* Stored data
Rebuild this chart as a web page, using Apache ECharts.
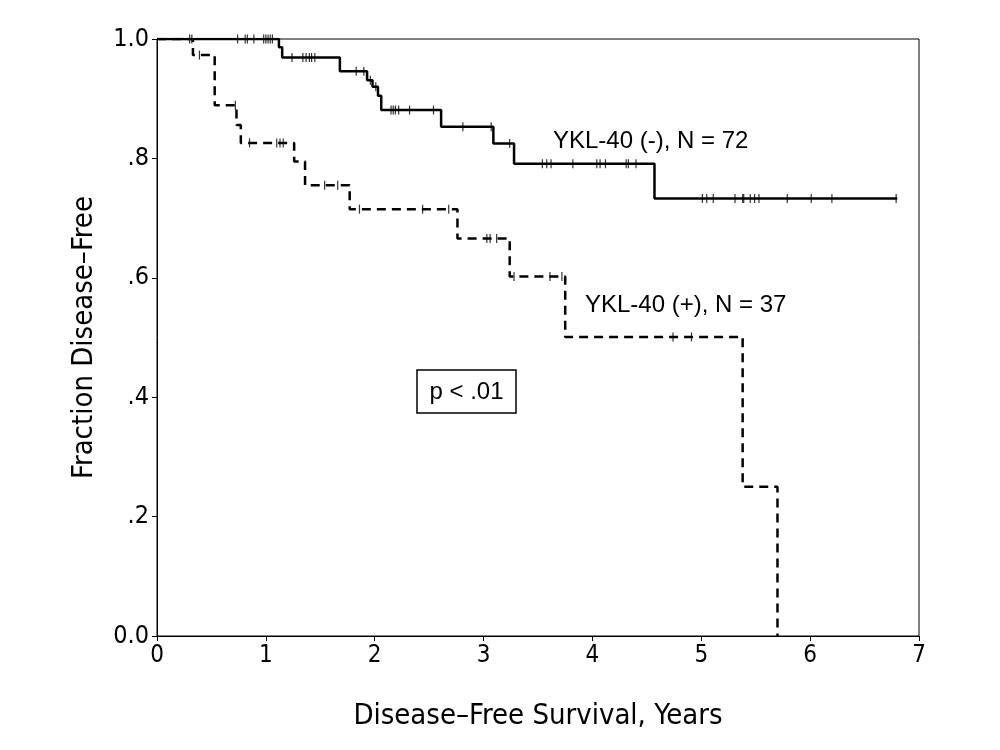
<!DOCTYPE html>
<html>
<head>
<meta charset="utf-8">
<script src="https://cdn.jsdelivr.net/npm/echarts@6/dist/echarts.min.js"></script>
<style>html,body{margin:0;padding:0;background:#fff}#c{width:1000px;height:750px}</style>
</head>
<body>
<div id="c"></div>
<script>
// YKL-40 (-) curve: event times and survival after each step
var negTimes = [0, 1.12, 1.15, 1.68, 1.93, 1.98, 2.03, 2.06, 2.61, 3.09, 3.28, 4.57, 6.80];
var negSurv  = [1.0, 0.986, 0.969, 0.946, 0.931, 0.920, 0.905, 0.881, 0.853, 0.825, 0.791, 0.733, 0.733];
var negCensor = [0.74, 0.81, 0.83, 0.89, 0.98, 1.00, 1.02, 1.04, 1.06, 1.24, 1.34, 1.37, 1.40, 1.42, 1.45,
  1.83, 1.90, 1.96, 2.01, 2.15, 2.17, 2.19, 2.22, 2.32, 2.54, 2.81, 3.07, 3.24, 3.54, 3.58, 3.62, 3.82,
  4.04, 4.07, 4.12, 4.31, 4.33, 4.40, 5.01, 5.05, 5.11, 5.31, 5.38, 5.39, 5.45, 5.49, 5.53, 5.79, 6.01, 6.20, 6.79];

// YKL-40 (+) curve
var posTimes = [0, 0.33, 0.53, 0.73, 0.77, 1.26, 1.36, 1.77, 2.76, 3.24, 3.75, 5.38, 5.70];
var posSurv  = [1.0, 0.973, 0.889, 0.856, 0.826, 0.795, 0.755, 0.715, 0.666, 0.602, 0.501, 0.25, 0.0];
var posCensor = [0.30, 0.32, 0.39, 0.72, 0.85, 1.10, 1.13, 1.16, 1.54, 1.66, 1.86, 2.44, 2.68,
  3.03, 3.06, 3.12, 3.28, 3.61, 3.72, 4.74, 4.91];

var yTickLabels = ['0.0', '.2', '.4', '.6', '.8', '1.0'];
var xTickLabels = ['0', '1', '2', '3', '4', '5', '6', '7'];

function pairs(ts, ss) { return ts.map(function (t, i) { return [t, ss[i]]; }); }
function survAt(ts, ss, t) {
  var v = ss[0];
  for (var i = 0; i < ts.length; i++) { if (ts[i] <= t) v = ss[i]; }
  return v;
}
function censorPts(cs, ts, ss) { return cs.map(function (t) { return [t, survAt(ts, ss, t)]; }); }

var chart = echarts.init(document.getElementById('c'), null, { renderer: 'canvas' });
var axisFont = '"DejaVu Sans Condensed", "DejaVu Sans", sans-serif';
var annFont = '"Liberation Sans", Arial, sans-serif';

chart.setOption({
  animation: false,
  backgroundColor: '#fff',
  grid: { left: 157, right: 81, top: 39, bottom: 114, show: true, borderColor: '#000', borderWidth: 1 },
  xAxis: {
    type: 'value', min: 0, max: 7, interval: 1,
    name: 'Disease–Free Survival, Years', nameLocation: 'middle', nameGap: 66,
    nameTextStyle: { fontFamily: axisFont, fontSize: 29, color: '#000' },
    axisLine: { show: true, lineStyle: { color: '#000', width: 1 } },
    axisTick: { show: true, inside: false, length: 5, lineStyle: { color: '#000' } },
    axisLabel: { fontFamily: axisFont, fontSize: 24, color: '#000', margin: 8,
      formatter: function (v) { return xTickLabels[Math.round(v)]; } },
    splitLine: { show: false }
  },
  yAxis: {
    type: 'value', min: 0, max: 1, interval: 0.2,
    name: 'Fraction Disease–Free', nameLocation: 'middle', nameGap: 58,
    nameTextStyle: { fontFamily: axisFont, fontSize: 29, color: '#000' },
    axisLine: { show: true, lineStyle: { color: '#000', width: 1 } },
    axisTick: { show: true, inside: false, length: 5, lineStyle: { color: '#000' } },
    axisLabel: { fontFamily: axisFont, fontSize: 25, color: '#000', margin: 8,
      formatter: function (v) { return yTickLabels[Math.round(v * 5)]; } },
    splitLine: { show: false }
  },
  series: [
    { name: 'YKL-40 (-)', type: 'line', step: 'end', symbol: 'none', data: pairs(negTimes, negSurv),
      lineStyle: { color: '#000', width: 2.5 } },
    { name: 'YKL-40 (+)', type: 'line', step: 'end', symbol: 'none', data: pairs(posTimes, posSurv),
      lineStyle: { color: '#000', width: 2.5, type: [9, 6] } },
    { name: 'neg censored', type: 'scatter', symbol: 'rect', symbolSize: [1.2, 9],
      itemStyle: { color: '#000' }, data: censorPts(negCensor, negTimes, negSurv) },
    { name: 'pos censored', type: 'scatter', symbol: 'rect', symbolSize: [1.2, 9],
      itemStyle: { color: '#000' }, data: censorPts(posCensor, posTimes, posSurv) }
  ],
  graphic: [
    { type: 'text', x: 553, y: 141, style: { text: 'YKL-40 (-), N = 72', font: '24px ' + annFont, fill: '#000', verticalAlign: 'middle' } },
    { type: 'text', x: 585, y: 305, style: { text: 'YKL-40 (+), N = 37', font: '24px ' + annFont, fill: '#000', verticalAlign: 'middle' } },
    { type: 'rect', shape: { x: 417, y: 370, width: 99, height: 43 }, style: { fill: '#fff', stroke: '#000', lineWidth: 1.5 } },
    { type: 'text', x: 466.5, y: 392, style: { text: 'p < .01', font: '24px ' + annFont, fill: '#000', align: 'center', verticalAlign: 'middle' } }
  ]
});
</script>
</body>
</html>
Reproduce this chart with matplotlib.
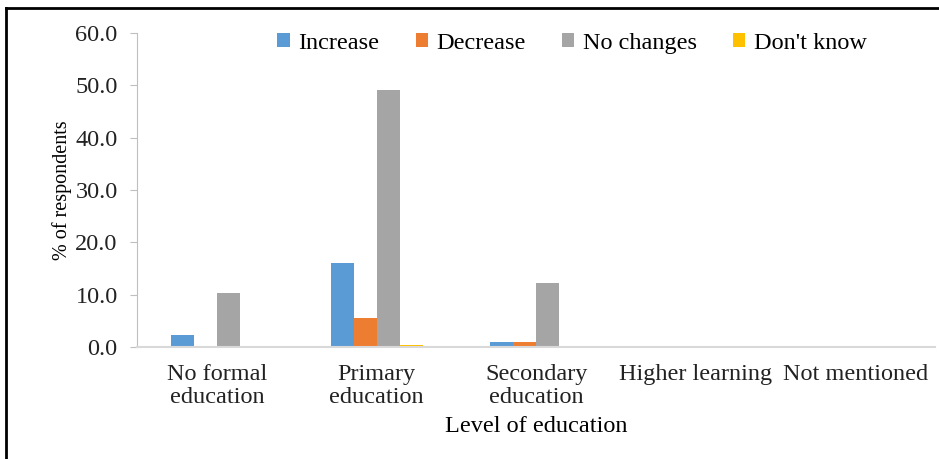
import matplotlib
matplotlib.use("Agg")
import matplotlib.pyplot as plt
import numpy as np
from matplotlib.lines import Line2D

# Data
categories = ["No formal\neducation", "Primary\neducation", "Secondary\neducation",
              "Higher learning", "Not mentioned"]
series_names = ["Increase", "Decrease", "No changes", "Don't know"]
increase = [2.3, 16.1, 1.0, 0.0, 0.2]
decrease = [0.0, 5.6, 1.0, 0.2, 0.0]
no_changes = [10.4, 49.2, 12.3, 0.2, 0.0]
dont_know = [0.0, 0.4, 0.0, 0.0, 0.0]
colors = ["#5B9BD5", "#ED7D31", "#A5A5A5", "#FFC000"]
yticks = [0, 10, 20, 30, 40, 50, 60]

plt.rcParams["font.family"] = ["Liberation Serif", "DejaVu Serif"]

fig = plt.figure(figsize=(9.39, 4.59), dpi=100)
ax = fig.add_axes([0.146, 0.244, 0.850, 0.684])

x = np.arange(len(categories))
w = 0.144
all_series = [increase, decrease, no_changes, dont_know]
for i, (vals, name, c) in enumerate(zip(all_series, series_names, colors)):
    ax.bar(x + (i - 1.5) * w, vals, width=w, color=c, label=name)

ax.set_xlim(-0.5, len(categories) - 0.5)
ax.set_ylim(0, 60)
ax.set_yticks(yticks)
ax.set_yticklabels([f"{v:.1f}" for v in yticks], fontsize=17.5, color="#222222")
ax.set_xticks(x)
ax.set_xticklabels(categories, fontsize=17.5, linespacing=1.15, color="#222222")
ax.tick_params(axis="x", length=0, pad=12)
ax.tick_params(axis="y", length=5, color="#bfbfbf", pad=9)

for s in ["top", "right"]:
    ax.spines[s].set_visible(False)
ax.spines["left"].set_color("#bfbfbf")
ax.spines["bottom"].set_color("#d9d9d9")
ax.spines["bottom"].set_linewidth(1.5)

ax.set_ylabel("% of respondents", fontsize=14.5, labelpad=2)
ax.set_xlabel("Level of education", fontsize=17.5, labelpad=6)

ax.legend(loc="upper center", bbox_to_anchor=(0.545, 1.07), ncol=4, frameon=False,
          fontsize=17.5, handlelength=0.5, handleheight=0.5, columnspacing=1.5,
          handletextpad=0.35)

# black frame on left and top edges
fig.add_artist(Line2D([0.006, 0.006], [0.0, 0.982], color="black", lw=2,
                      transform=fig.transFigure))
fig.add_artist(Line2D([0.006, 1.0], [0.982, 0.982], color="black", lw=2,
                      transform=fig.transFigure))

fig.savefig("out.png", dpi=100)
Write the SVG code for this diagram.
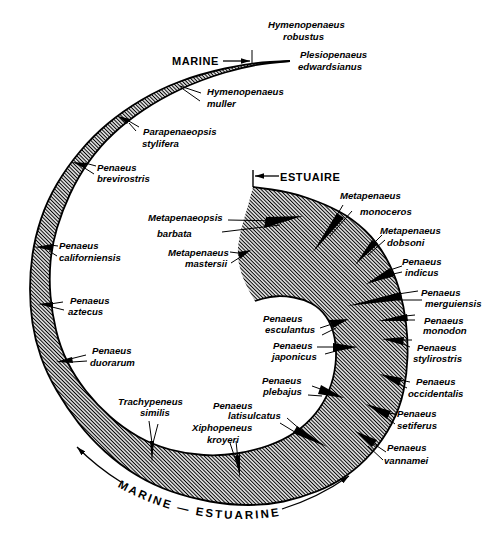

* WHAT NEEDS TO BE DONE
Gather up the lines that contain the word "matplotlib".

* TASK RESPONSE
Reproduce this chart with matplotlib.
import matplotlib
matplotlib.use("Agg")
import matplotlib.pyplot as plt
from matplotlib.lines import Line2D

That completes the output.